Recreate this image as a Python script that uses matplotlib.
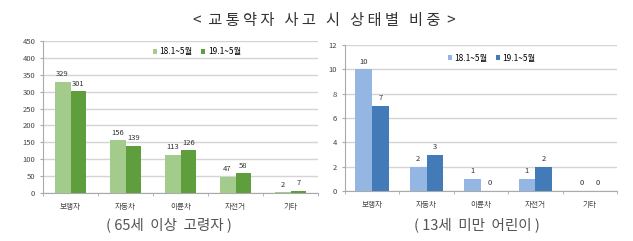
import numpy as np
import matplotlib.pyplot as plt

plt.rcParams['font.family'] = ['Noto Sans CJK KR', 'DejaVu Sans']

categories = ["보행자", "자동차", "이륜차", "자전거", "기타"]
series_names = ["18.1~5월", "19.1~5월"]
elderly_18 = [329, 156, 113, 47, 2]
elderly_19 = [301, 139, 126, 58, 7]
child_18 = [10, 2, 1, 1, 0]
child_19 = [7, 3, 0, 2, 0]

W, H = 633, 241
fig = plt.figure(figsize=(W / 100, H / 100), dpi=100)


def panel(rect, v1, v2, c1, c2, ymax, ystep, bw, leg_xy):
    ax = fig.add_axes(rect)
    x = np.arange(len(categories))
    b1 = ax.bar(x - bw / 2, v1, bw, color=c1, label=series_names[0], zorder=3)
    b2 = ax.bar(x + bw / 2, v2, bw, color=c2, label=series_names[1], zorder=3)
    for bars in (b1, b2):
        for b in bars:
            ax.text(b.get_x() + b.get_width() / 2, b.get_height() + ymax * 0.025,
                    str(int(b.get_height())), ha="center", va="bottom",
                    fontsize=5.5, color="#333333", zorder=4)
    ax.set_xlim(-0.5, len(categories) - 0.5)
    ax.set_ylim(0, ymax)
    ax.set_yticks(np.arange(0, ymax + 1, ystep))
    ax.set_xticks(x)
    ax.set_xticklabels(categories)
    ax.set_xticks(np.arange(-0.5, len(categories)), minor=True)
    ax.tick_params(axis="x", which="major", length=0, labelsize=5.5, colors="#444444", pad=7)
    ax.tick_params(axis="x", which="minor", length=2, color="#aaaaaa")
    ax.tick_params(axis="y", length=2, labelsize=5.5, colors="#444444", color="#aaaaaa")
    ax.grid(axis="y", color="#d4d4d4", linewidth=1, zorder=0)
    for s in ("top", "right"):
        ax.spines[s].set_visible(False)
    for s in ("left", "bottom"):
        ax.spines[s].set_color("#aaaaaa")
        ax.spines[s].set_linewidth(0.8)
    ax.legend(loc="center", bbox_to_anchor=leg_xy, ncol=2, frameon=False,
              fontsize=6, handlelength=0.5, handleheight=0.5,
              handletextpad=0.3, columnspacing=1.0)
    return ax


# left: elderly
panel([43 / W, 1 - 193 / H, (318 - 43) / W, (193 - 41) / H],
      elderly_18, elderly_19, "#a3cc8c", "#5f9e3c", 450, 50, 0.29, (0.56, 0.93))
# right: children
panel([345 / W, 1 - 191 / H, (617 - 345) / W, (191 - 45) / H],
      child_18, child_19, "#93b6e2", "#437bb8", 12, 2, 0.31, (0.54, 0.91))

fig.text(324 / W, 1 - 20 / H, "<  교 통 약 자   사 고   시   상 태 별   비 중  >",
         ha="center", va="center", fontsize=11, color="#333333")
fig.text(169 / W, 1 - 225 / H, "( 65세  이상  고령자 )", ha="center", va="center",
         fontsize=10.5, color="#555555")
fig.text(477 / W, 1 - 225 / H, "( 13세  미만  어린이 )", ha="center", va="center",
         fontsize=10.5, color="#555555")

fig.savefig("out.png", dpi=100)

• **EXERCISE**
Omit every picture, then repeat the remaining data exactly as it appears above.

• **OUTPUT OF THE TASK**
Recreate this image as a Python script that uses matplotlib.
import numpy as np
import matplotlib.pyplot as plt

plt.rcParams['font.family'] = ['Noto Sans CJK KR', 'DejaVu Sans']

categories = ["보행자", "자동차", "이륜차", "자전거", "기타"]
series_names = ["18.1~5월", "19.1~5월"]
elderly_18 = [329, 156, 113, 47, 2]
elderly_19 = [301, 139, 126, 58, 7]
child_18 = [10, 2, 1, 1, 0]
child_19 = [7, 3, 0, 2, 0]

W, H = 633, 241
fig = plt.figure(figsize=(W / 100, H / 100), dpi=100)


def panel(rect, v1, v2, c1, c2, ymax, ystep, bw, leg_xy):
    ax = fig.add_axes(rect)
    x = np.arange(len(categories))
    b1 = ax.bar(x - bw / 2, v1, bw, color=c1, label=series_names[0], zorder=3)
    b2 = ax.bar(x + bw / 2, v2, bw, color=c2, label=series_names[1], zorder=3)
    for bars in (b1, b2):
        for b in bars:
            ax.text(b.get_x() + b.get_width() / 2, b.get_height() + ymax * 0.025,
                    str(int(b.get_height())), ha="center", va="bottom",
                    fontsize=5.5, color="#333333", zorder=4)
    ax.set_xlim(-0.5, len(categories) - 0.5)
    ax.set_ylim(0, ymax)
    ax.set_yticks(np.arange(0, ymax + 1, ystep))
    ax.set_xticks(x)
    ax.set_xticklabels(categories)
    ax.set_xticks(np.arange(-0.5, len(categories)), minor=True)
    ax.tick_params(axis="x", which="major", length=0, labelsize=5.5, colors="#444444", pad=7)
    ax.tick_params(axis="x", which="minor", length=2, color="#aaaaaa")
    ax.tick_params(axis="y", length=2, labelsize=5.5, colors="#444444", color="#aaaaaa")
    ax.grid(axis="y", color="#d4d4d4", linewidth=1, zorder=0)
    for s in ("top", "right"):
        ax.spines[s].set_visible(False)
    for s in ("left", "bottom"):
        ax.spines[s].set_color("#aaaaaa")
        ax.spines[s].set_linewidth(0.8)
    ax.legend(loc="center", bbox_to_anchor=leg_xy, ncol=2, frameon=False,
              fontsize=6, handlelength=0.5, handleheight=0.5,
              handletextpad=0.3, columnspacing=1.0)
    return ax


# left: elderly
panel([43 / W, 1 - 193 / H, (318 - 43) / W, (193 - 41) / H],
      elderly_18, elderly_19, "#a3cc8c", "#5f9e3c", 450, 50, 0.29, (0.56, 0.93))
# right: children
panel([345 / W, 1 - 191 / H, (617 - 345) / W, (191 - 45) / H],
      child_18, child_19, "#93b6e2", "#437bb8", 12, 2, 0.31, (0.54, 0.91))

fig.text(324 / W, 1 - 20 / H, "<  교 통 약 자   사 고   시   상 태 별   비 중  >",
         ha="center", va="center", fontsize=11, color="#333333")
fig.text(169 / W, 1 - 225 / H, "( 65세  이상  고령자 )", ha="center", va="center",
         fontsize=10.5, color="#555555")
fig.text(477 / W, 1 - 225 / H, "( 13세  미만  어린이 )", ha="center", va="center",
         fontsize=10.5, color="#555555")

fig.savefig("out.png", dpi=100)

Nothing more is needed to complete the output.